Your youngest social-minded customers are on TikTok. Here’s what you need to know.

If you’ve recently found yourself asking, “What’s TikTok?” you’re not alone. The Chinese-owned social media app’s profile has been steadily rising since it debuted in the United States last year. Here’s the short answer: TikTok is a smartphone app for making and sharing videos and reportedly has more than 500 million users worldwide. It’s also the buzziest social media network since Snapchat.

What Makes TikTok Different

Like Instagram’s Stories, TikTok allows users to create and post short videos that play vertically. But its tools—all the bells and whistles you can add—are more plentiful, and way more fun. TikTok videos can be souped up with a cool soundtrack (a single tap brings you to a roster of popular songs categorized by music type), a filter that rains gold flecks, or one in a zillion available GIFs and stickers. In TikTok, video editing feels a lot like video gaming.

The all-around feel is super casual. Its home page is a noisy jumble of trending videos—all from people you don’t personally know and maybe don’t even follow. On Facebook and Instagram, we’re siloed into our hand-picked stables of friends and acquaintances. But on TikTok, watching strangers do “hashtag challenges”—videos that respond to a hashtagged theme—and “duets” (singing side by side with a person in an existing video) is half the fun.

Why It Has Potential for Brands

Is TikTok worth the effort for brands? There’s no guarantee with social media, but all signs point to: probably.

Teenear, a young artist whose song “I Like It” is a soundtrack choice on TikTok, says she likes the app because “it’s a platform to market to your audience in an organic way. TikTok allows space for anyone…to make their own mini-video and get their message across.”
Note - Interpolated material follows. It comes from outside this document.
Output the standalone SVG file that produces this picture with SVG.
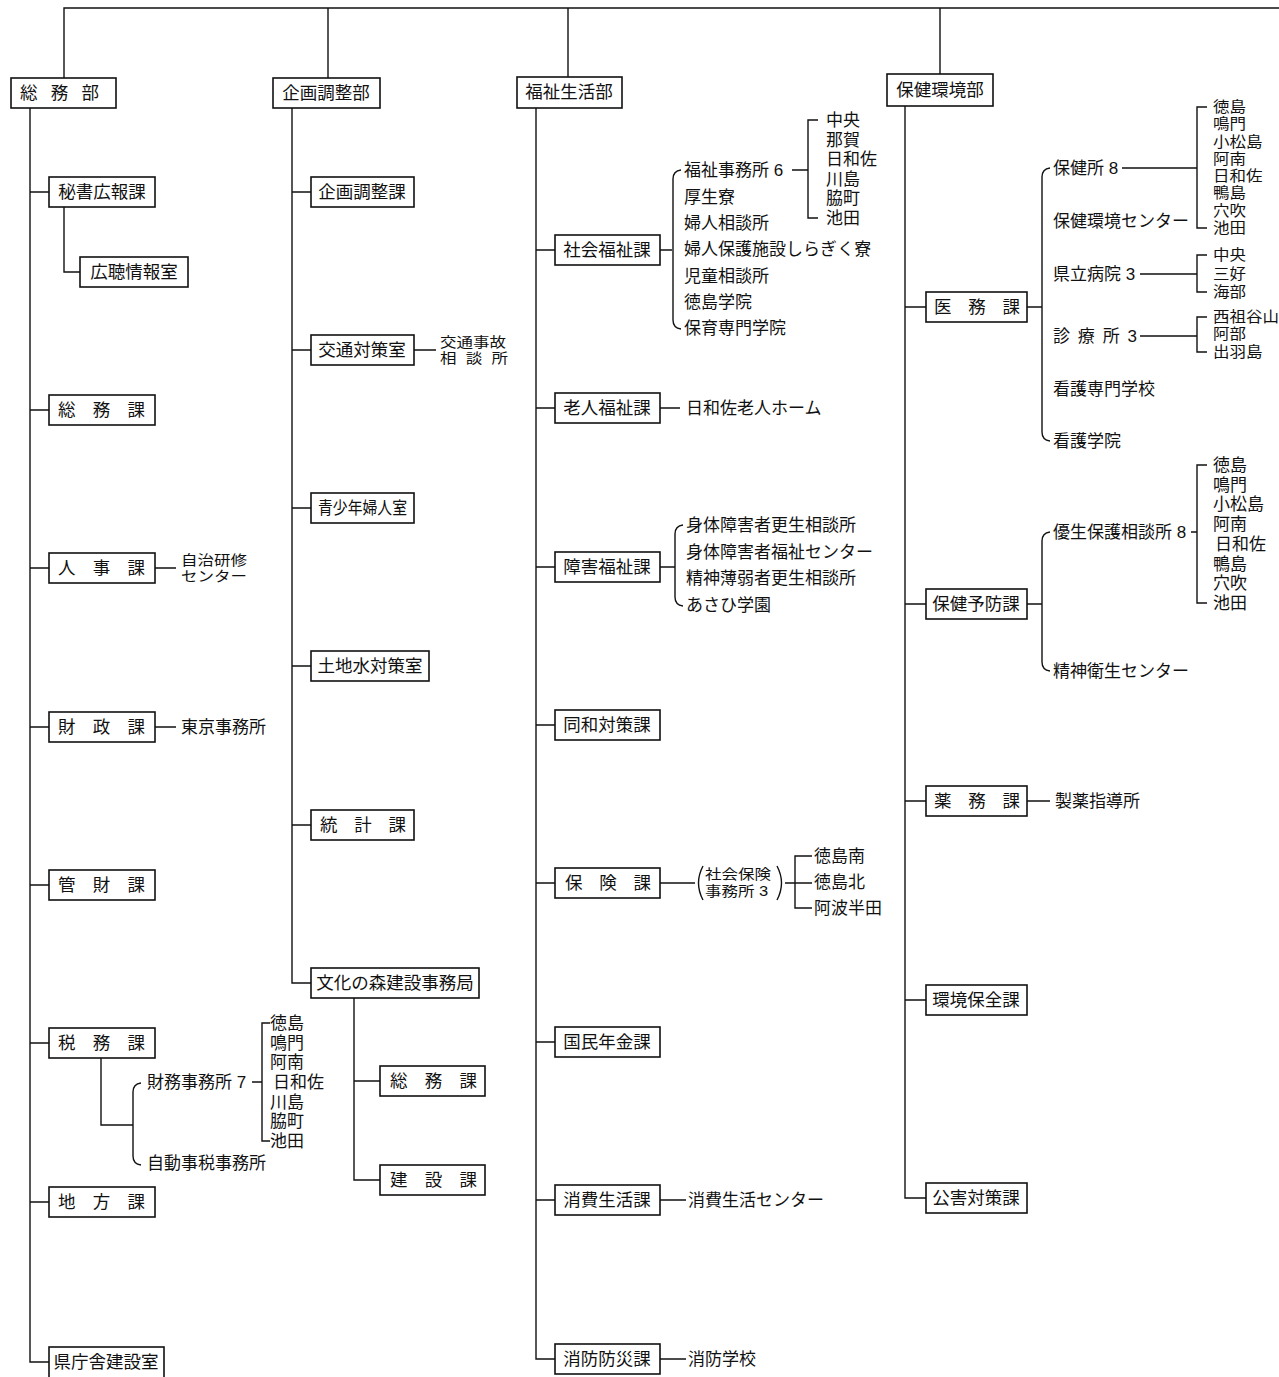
<svg xmlns="http://www.w3.org/2000/svg" width="1279" height="1377" viewBox="0 0 1279 1377">
<style>
text{font-family:"Liberation Sans","Noto Sans CJK JP","Noto Sans CJK SC",sans-serif;fill:#111;dominant-baseline:central}
.b{font-size:17.5px}
.l{font-size:17px}
.s{font-size:16.5px}
.box{fill:#fff;stroke:#111;stroke-width:1.6}
.c path{fill:none;stroke:#111;stroke-width:1.4}
.m{text-anchor:middle}
</style>
<rect width="1279" height="1377" fill="#fff"/>
<g class="c" id="connectors">
<path d="M64 78V8H1279M328 8V78M568 8V77M940 8V74"/>
<path d="M30 108V1362H49M30 192H49M30 410H49M30 568H49M30 727H49M30 885H49M30 1043H49M30 1202H49"/>
<path d="M64 207V272H80M155 568H176M155 727H176"/>
<path d="M101 1058V1125H133M141 1083Q133 1084 133 1092V1156Q133 1164 141 1165"/>
<path d="M252 1082H262M270 1023H262V1141H270"/>
<path d="M292 108V983H311M292 192H311M292 350H311M292 508H311M292 666H311M292 825H311"/>
<path d="M414 350H436M354 998V1180H380M354 1081H380"/>
<path d="M536 108V1359H555M536 250H555M536 408H555M536 567H555M536 725H555M536 883H555M536 1042H555M536 1200H555"/>
<path d="M660 250H672M681 170Q673 171 673 179V320Q673 328 681 329"/>
<path d="M792 170H808M818 120H808V218H818"/>
<path d="M660 408H680M660 567H675M683 525Q675 526 675 534V597Q675 605 683 606"/>
<path d="M660 883H695M703 866Q694 883 703 900M777 866Q786 883 777 900M785 883H812M812 856H795V908H812"/>
<path d="M660 1200H686M660 1359H686"/>
<path d="M905 106V1198H926M905 307H926M905 604H926M905 801H926M905 1000H926"/>
<path d="M1027 307H1042M1050 168Q1042 169 1042 177V432Q1042 440 1050 441"/>
<path d="M1122 168H1197M1207 107H1197V228H1207"/>
<path d="M1140 274H1197M1207 255H1197V292H1207M1140 336H1197M1207 317H1197V352H1207"/>
<path d="M1027 604H1042M1050 532Q1042 533 1042 541V662Q1042 670 1050 671"/>
<path d="M1191 532H1197M1207 465H1197V603H1207M1027 801H1050"/>
</g>

<g id="dept-somu"><rect class="box" x="11" y="78" width="105" height="30"/><text class="b" x="20" y="93" textLength="79" lengthAdjust="spacing">総務部</text></g>
<g id="dept-kikaku"><rect class="box" x="273" y="78" width="107" height="30"/><text class="b m" x="326" y="93">企画調整部</text></g>
<g id="dept-fukushi"><rect class="box" x="517" y="77" width="105" height="31"/><text class="b m" x="569" y="92">福祉生活部</text></g>
<g id="dept-hoken"><rect class="box" x="887" y="74" width="106" height="32"/><text class="b m" x="940" y="90">保健環境部</text></g>

<g id="n-hisho"><rect class="box" x="49" y="177" width="106" height="30"/><text class="b m" x="102" y="192">秘書広報課</text></g>
<g id="n-kocho"><rect class="box" x="80" y="257" width="108" height="30"/><text class="b m" x="134" y="272">広聴情報室</text></g>
<g id="n-somuka"><rect class="box" x="49" y="395" width="106" height="30"/><text class="b" x="58" y="410" textLength="87" lengthAdjust="spacing">総務課</text></g>
<g id="n-jinji"><rect class="box" x="49" y="553" width="106" height="30"/><text class="b" x="58" y="568" textLength="87" lengthAdjust="spacing">人事課</text>
<text class="s" transform="translate(181,560) scale(1,0.86)">自治研修</text><text class="s" transform="translate(181,576) scale(1,0.86)">センター</text></g>
<g id="n-zaisei"><rect class="box" x="49" y="712" width="106" height="30"/><text class="b" x="58" y="727" textLength="87" lengthAdjust="spacing">財政課</text><text class="l" x="181" y="727">東京事務所</text></g>
<g id="n-kanzai"><rect class="box" x="49" y="870" width="106" height="30"/><text class="b" x="58" y="885" textLength="87" lengthAdjust="spacing">管財課</text></g>
<g id="n-zeimu"><rect class="box" x="49" y="1028" width="106" height="30"/><text class="b" x="58" y="1043" textLength="87" lengthAdjust="spacing">税務課</text>
<text class="l" x="147" y="1082">財務事務所 7</text><text class="l" x="147" y="1163">自動事税事務所</text>
<text class="l" x="270" y="1023">徳島</text><text class="l" x="270" y="1043">鳴門</text><text class="l" x="270" y="1062">阿南</text><text class="l" x="273" y="1082">日和佐</text><text class="l" x="270" y="1102">川島</text><text class="l" x="270" y="1121">脇町</text><text class="l" x="270" y="1141">池田</text></g>
<g id="n-chiho"><rect class="box" x="49" y="1187" width="106" height="30"/><text class="b" x="58" y="1202" textLength="87" lengthAdjust="spacing">地方課</text></g>
<g id="n-chosha"><rect class="box" x="49" y="1347" width="115" height="32"/><text class="b m" x="106" y="1362">県庁舎建設室</text></g>

<g id="n-kikakuka"><rect class="box" x="311" y="177" width="103" height="30"/><text class="b m" x="362" y="192">企画調整課</text></g>
<g id="n-kotsu"><rect class="box" x="311" y="335" width="103" height="30"/><text class="b m" x="362" y="350">交通対策室</text>
<text class="s" transform="translate(440,342) scale(1,0.86)">交通事故</text><text class="s" transform="translate(440,358) scale(1,0.86)" textLength="68" lengthAdjust="spacing">相談所</text></g>
<g id="n-seishonen"><rect class="box" x="311" y="493" width="103" height="30"/><text class="b" x="318" y="508" textLength="89" lengthAdjust="spacingAndGlyphs">青少年婦人室</text></g>
<g id="n-tochi"><rect class="box" x="311" y="651" width="118" height="30"/><text class="b m" x="370" y="666">土地水対策室</text></g>
<g id="n-tokei"><rect class="box" x="311" y="810" width="103" height="30"/><text class="b" x="320" y="825" textLength="86" lengthAdjust="spacing">統計課</text></g>
<g id="n-bunka"><rect class="box" x="311" y="968" width="168" height="30"/><text class="b m" x="395" y="983">文化の森建設事務局</text></g>
<g id="n-bunka-somu"><rect class="box" x="380" y="1066" width="105" height="30"/><text class="b" x="390" y="1081" textLength="87" lengthAdjust="spacing">総務課</text></g>
<g id="n-bunka-kensetsu"><rect class="box" x="380" y="1165" width="105" height="30"/><text class="b" x="390" y="1180" textLength="87" lengthAdjust="spacing">建設課</text></g>

<g id="n-shakai"><rect class="box" x="555" y="235" width="105" height="30"/><text class="b m" x="607" y="250">社会福祉課</text>
<text class="l" x="684" y="170">福祉事務所 6</text><text class="l" x="684" y="197">厚生寮</text><text class="l" x="684" y="223">婦人相談所</text><text class="l" x="684" y="249">婦人保護施設しらぎく寮</text><text class="l" x="684" y="276">児童相談所</text><text class="l" x="684" y="302">徳島学院</text><text class="l" x="684" y="328">保育専門学院</text>
<text class="l" x="826" y="120">中央</text><text class="l" x="826" y="140">那賀</text><text class="l" x="826" y="159">日和佐</text><text class="l" x="826" y="179">川島</text><text class="l" x="826" y="198">脇町</text><text class="l" x="826" y="218">池田</text></g>
<g id="n-rojin"><rect class="box" x="555" y="393" width="105" height="30"/><text class="b m" x="607" y="408">老人福祉課</text><text class="l" x="686" y="408">日和佐老人ホーム</text></g>
<g id="n-shogai"><rect class="box" x="555" y="552" width="105" height="30"/><text class="b m" x="607" y="567">障害福祉課</text>
<text class="l" x="686" y="525">身体障害者更生相談所</text><text class="l" x="686" y="552">身体障害者福祉センター</text><text class="l" x="686" y="578">精神薄弱者更生相談所</text><text class="l" x="686" y="605">あさひ学園</text></g>
<g id="n-dowa"><rect class="box" x="555" y="710" width="105" height="30"/><text class="b m" x="607" y="725">同和対策課</text></g>
<g id="n-hoken-ka"><rect class="box" x="555" y="868" width="105" height="30"/><text class="b" x="565" y="883" textLength="86" lengthAdjust="spacing">保険課</text>
<text class="s" transform="translate(705,874) scale(1,0.86)">社会保険</text><text class="s" transform="translate(705,891) scale(1,0.86)">事務所 3</text>
<text class="l" x="814" y="856">徳島南</text><text class="l" x="814" y="882">徳島北</text><text class="l" x="814" y="908">阿波半田</text></g>
<g id="n-nenkin"><rect class="box" x="555" y="1027" width="105" height="30"/><text class="b m" x="607" y="1042">国民年金課</text></g>
<g id="n-shohi"><rect class="box" x="555" y="1185" width="105" height="30"/><text class="b m" x="607" y="1200">消費生活課</text><text class="l" x="688" y="1200">消費生活センター</text></g>
<g id="n-shobo"><rect class="box" x="555" y="1344" width="105" height="30"/><text class="b m" x="607" y="1359">消防防災課</text><text class="l" x="688" y="1359">消防学校</text></g>

<g id="n-imu"><rect class="box" x="926" y="292" width="101" height="30"/><text class="b" x="934" y="307" textLength="86" lengthAdjust="spacing">医務課</text>
<text class="l" x="1053" y="168">保健所 8</text><text class="l" x="1053" y="221">保健環境センター</text><text class="l" x="1053" y="274">県立病院 3</text><text class="l" x="1053" y="336" textLength="84" lengthAdjust="spacing">診療所3</text><text class="l" x="1053" y="389">看護専門学校</text><text class="l" x="1053" y="441">看護学院</text>
<text class="s" transform="translate(1213,107) scale(1,0.9)">徳島</text><text class="s" transform="translate(1213,124) scale(1,0.9)">鳴門</text><text class="s" transform="translate(1213,142) scale(1,0.9)">小松島</text><text class="s" transform="translate(1213,159) scale(1,0.9)">阿南</text><text class="s" transform="translate(1213,176) scale(1,0.9)">日和佐</text><text class="s" transform="translate(1213,193) scale(1,0.9)">鴨島</text><text class="s" transform="translate(1213,211) scale(1,0.9)">穴吹</text><text class="s" transform="translate(1213,228) scale(1,0.9)">池田</text>
<text class="s" transform="translate(1213,255) scale(1,0.9)">中央</text><text class="s" transform="translate(1213,274) scale(1,0.9)">三好</text><text class="s" transform="translate(1213,292) scale(1,0.9)">海部</text>
<text class="s" transform="translate(1213,317) scale(1,0.9)">西祖谷山</text><text class="s" transform="translate(1213,334) scale(1,0.9)">阿部</text><text class="s" transform="translate(1213,352) scale(1,0.9)">出羽島</text></g>
<g id="n-yobo"><rect class="box" x="926" y="589" width="101" height="30"/><text class="b m" x="976" y="604">保健予防課</text>
<text class="l" x="1053" y="532">優生保護相談所 8</text><text class="l" x="1053" y="671">精神衛生センター</text>
<text class="l" x="1213" y="465">徳島</text><text class="l" x="1213" y="485">鳴門</text><text class="l" x="1213" y="504">小松島</text><text class="l" x="1213" y="524">阿南</text><text class="l" x="1215" y="544">日和佐</text><text class="l" x="1213" y="564">鴨島</text><text class="l" x="1213" y="583">穴吹</text><text class="l" x="1213" y="603">池田</text></g>
<g id="n-yakumu"><rect class="box" x="926" y="786" width="101" height="30"/><text class="b" x="934" y="801" textLength="86" lengthAdjust="spacing">薬務課</text><text class="l" x="1055" y="801">製薬指導所</text></g>
<g id="n-kankyo"><rect class="box" x="926" y="985" width="101" height="30"/><text class="b m" x="976" y="1000">環境保全課</text></g>
<g id="n-kogai"><rect class="box" x="926" y="1183" width="101" height="30"/><text class="b m" x="976" y="1198">公害対策課</text></g>
</svg>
Big brands are already scoping it out, securing partnerships with TikTok, and/or running limited-time campaigns. Both Guess and Chipotle have sponsored hashtag challenges. Earlier this year TikTok announced a multiyear partnership with the National Football League that will see third-party brands sponsoring content on the NFL’s TikTok account.

Severine Ferrari, founder and editor of proposal-planning site Engagement 101, was one of the first jewelry industry insiders to jump on the TikTok train. “I do think there’s an opportunity for brands to explore on TikTok, with posts that fit the platform visually…and [also fit] its humorous tone,” she says. Ferrari points to the platform’s relatively egalitarian playing field as a bonus for smaller brands. “Even if you don’t have a large number of fans, the algorithm picks up popular videos.” In other words, if your video’s hot, you could ­become the coolest thing on TikTok.